Tamás : Oh. En fait plusieurs personnes m’ont dit avoir pleuré en écoutant Meta et cela m’a surpris, mais c’est vrai, il possède un côté émouvant et ça me paraît très intéressant de savoir pourquoi les gens s’émeuvent avec cet album. J’ai par exemple une amie qui vient de la ville où j’ai grandi, elle m’a avoué avoir pleuré en écoutant "Ősszel Ottho" (En Automne Chez Soi) et "Vonatút Az Éjszakában" (Un Voyage En Train De Nuit), car cela lui rappelait énormément notre ville natale. Elle vit en Irlande depuis 7 ans et le fait d’écouter ces chansons évoquant le lieu où elle a grandi l’a touchée. Quelque part, c’est triste, mais c’est également réconfortant et, quand j’y réfléchis, je crois que sa réaction est la chose la plus importante qui ait été en rapport avec l’accueil réservé à Meta. Quelqu’un d’autre s’est également ému en écoutant à nouveau la voix d’Attila sur "Uránia". Maintenant, le fait que quelqu’un s’émeuve uniquement à cause de la musique, sans comprendre les paroles, signifie que la musique a réussi à créer une certaine ambiance. Ça fait plaisir d’entendre ça.
Winter : Tu m’as dit être fan de gothic doom depuis très longtemps. C’est la première fois que tu as envie d’en incorporer à ta propre musique ?
Tamás : Il y a du doom sur Sgùrr également, notamment sur "Sgùrr Eilde Mór", mais jamais en aussi grande dose. C’est bizarre, j’ai enregistré beaucoup de riffs dooms mais je ne les ai jamais utilisé, sans trop savoir pourquoi, et je ne m’en rends compte que maintenant. Le premier CD que j’ai acheté de ma vie, c’était le premier Paradise Lost et à l’époque je n’avais même pas de lecteur de CD, mais j’avais été tellement attiré par cette musique que j’avais dû l’acheter et demander à un ami de me le copier sur une K7.

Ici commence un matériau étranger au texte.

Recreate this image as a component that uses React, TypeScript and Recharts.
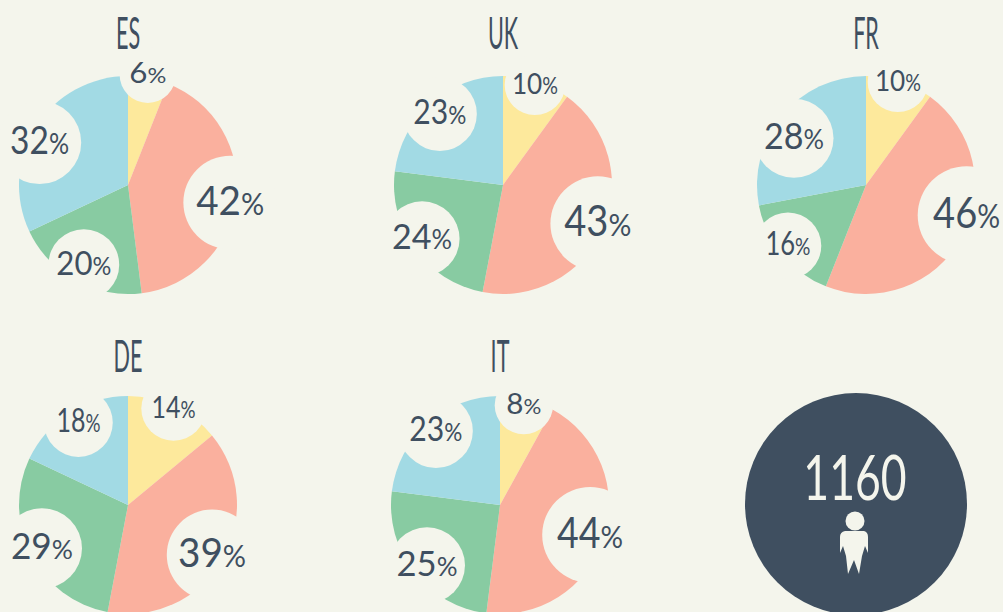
import React from 'react';
import { PieChart, Pie, Cell } from 'recharts';

const BG = '#f4f5ec';
const INK = '#3f4f60';
const FONT = 'Lato, sans-serif';

const sliceColors = ['#fde99c', '#fab09e', '#88cba2', '#a2dae4'];
const sliceNames = ['yellow', 'salmon', 'green', 'blue'];

// percentages per country, clockwise from the top
const esValues = [6, 42, 20, 32];
const ukValues = [10, 43, 24, 23];
const frValues = [10, 46, 16, 28];
const deValues = [14, 39, 29, 18];
const itValues = [8, 44, 25, 23];

const total = '1160';

const toRows = (values: number[]) =>
  values.map((value, i) => ({ name: sliceNames[i], value }));

// where each pie sits, how far each bubble is nudged off its slice's middle,
// and how wide each label runs (the original face is narrower than Lato)
const pies = [
  { title: 'ES', values: esValues, cx: 128, cy: 185, nudge: [[1, -12], [3, 5], [4, -8], [-4, 11]], widths: [37, 68, 55, 59] },
  { title: 'UK', values: ukValues, cx: 503, cy: 185, nudge: [[1, -5], [3, -1], [0, -5], [3, 4]], widths: [46, 67, 60, 53] },
  { title: 'FR', values: frValues, cx: 866, cy: 185, nudge: [[1, -8], [13, -18], [-1, -3], [5, 17]], widths: [46, 67, 45, 60] },
  { title: 'DE', values: deValues, cx: 128, cy: 505, nudge: [[3, -6], [-2, -1], [3, -2], [4, 2]], widths: [44, 68, 62, 44] },
  { title: 'IT', values: itValues, cx: 500, cy: 505, nudge: [[-1, -3], [-5, -1], [6, -1], [2, 1]], widths: [35, 66, 61, 53] },
];

const RADIAN = Math.PI / 180;

// the bubble punched out of the pie, with the percentage inside
const bubbleLabel = (nudge: number[][], widths: number[]) => (props: any) => {
  const { cx, cy, midAngle, value, index } = props;
  const x = cx + 100 * Math.cos(midAngle * RADIAN) + nudge[index][0];
  const y = cy - 100 * Math.sin(midAngle * RADIAN) + nudge[index][1];
  const size = 26 + 0.37 * value;
  // Lato digit is about .58em, the smaller % sign about .6em
  const natural = (String(value).length * 0.58 + 0.6) * size;
  const squeeze = widths[index] / natural;
  return (
    <g key={index}>
      <circle cx={x} cy={y} r={25 + 0.52 * value} fill={BG} />
      <text
        transform={`translate(${x} ${y}) scale(${squeeze} 1)`}
        dy="0.3em"
        textAnchor="middle"
        fill={INK}
        fontFamily={FONT}
        fontSize={size}
      >
        {value}
        <tspan fontSize={size * 0.75}>%</tspan>
      </text>
    </g>
  );
};

function Title({ label, x, y }: { label: string; x: number; y: number }) {
  return (
    <text
      transform={`translate(${x} ${y}) scale(0.48 1)`}
      textAnchor="middle"
      fill={INK}
      fontFamily={FONT}
      fontSize={45}
    >
      {label}
    </text>
  );
}

export default function App() {
  return (
    <div style={{ position: 'fixed', inset: 0, background: BG, overflow: 'hidden' }}>
      <PieChart width={1003} height={612} margin={{ top: 0, right: 0, bottom: 0, left: 0 }}>
        {pies.map((p) => (
          <Pie
            key={p.title}
            data={toRows(p.values)}
            dataKey="value"
            cx={p.cx}
            cy={p.cy}
            outerRadius={109}
            startAngle={90}
            endAngle={-270}
            stroke="none"
            labelLine={false}
            label={bubbleLabel(p.nudge, p.widths)}
            isAnimationActive={false}
          >
            {p.values.map((_, i) => (
              <Cell key={i} fill={sliceColors[i]} />
            ))}
          </Pie>
        ))}
        {pies.map((p) => (
          <Title key={p.title} label={p.title} x={p.cx} y={p.cy > 300 ? 372 : 49} />
        ))}
        <circle cx={856} cy={504} r={111} fill={INK} />
        <text
          transform="translate(855 500) scale(0.73 1)"
          textAnchor="middle"
          fill={BG}
          fontFamily={FONT}
          fontSize={61}
        >
          {total}
        </text>
        <circle cx={855} cy={521} r={9.5} fill={BG} />
        <path
          d="M845 531 L864 531 Q868 532 868 537 L868 553 L865 546 L862 556 L859 574 L854 560 L848 574 L846 556 L843 546 L840 553 L840 537 Q840 532 845 531 Z"
          fill={BG}
        />
      </PieChart>
    </div>
  );
}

Winter : Je me rappelle d’une interview où tu disais que Hvis Lyset Tarr Oss était l’album de black metal par excellence. Es-tu toujours du même avis ? Quel est l’Album de doom avec un grand A ?
Tamás : Ha ha, j’ai dit ça, moi ? Bon, j’adore love Hvis Lyset Tar Oss. Comme c’était l’époque où je rentrais dans ce monde musical, il est clair que, comme d’autres oeuvres de la même époque, il m’a beaucoup influencé. Pour moi l’époque sacrée, c’est entre 1991 et 1995 – NDW : c’est une évidence !. La plupart de mes albums favoris de tous les temps viennent de cette période. Pour le doom, je choisirais le début des 90s. La scène anglaise, Turn Loose the Swans, Serenades, Gothic et Forest Of Equilibrium. C’est d’ailleurs plutôt doom/death.
Winter : "Ixión Düün" possède des aspects surprenants, on y trouve même des solos de guitare en mode 100% heavt metal. Apprécies-tu Yngwie et ses amis ?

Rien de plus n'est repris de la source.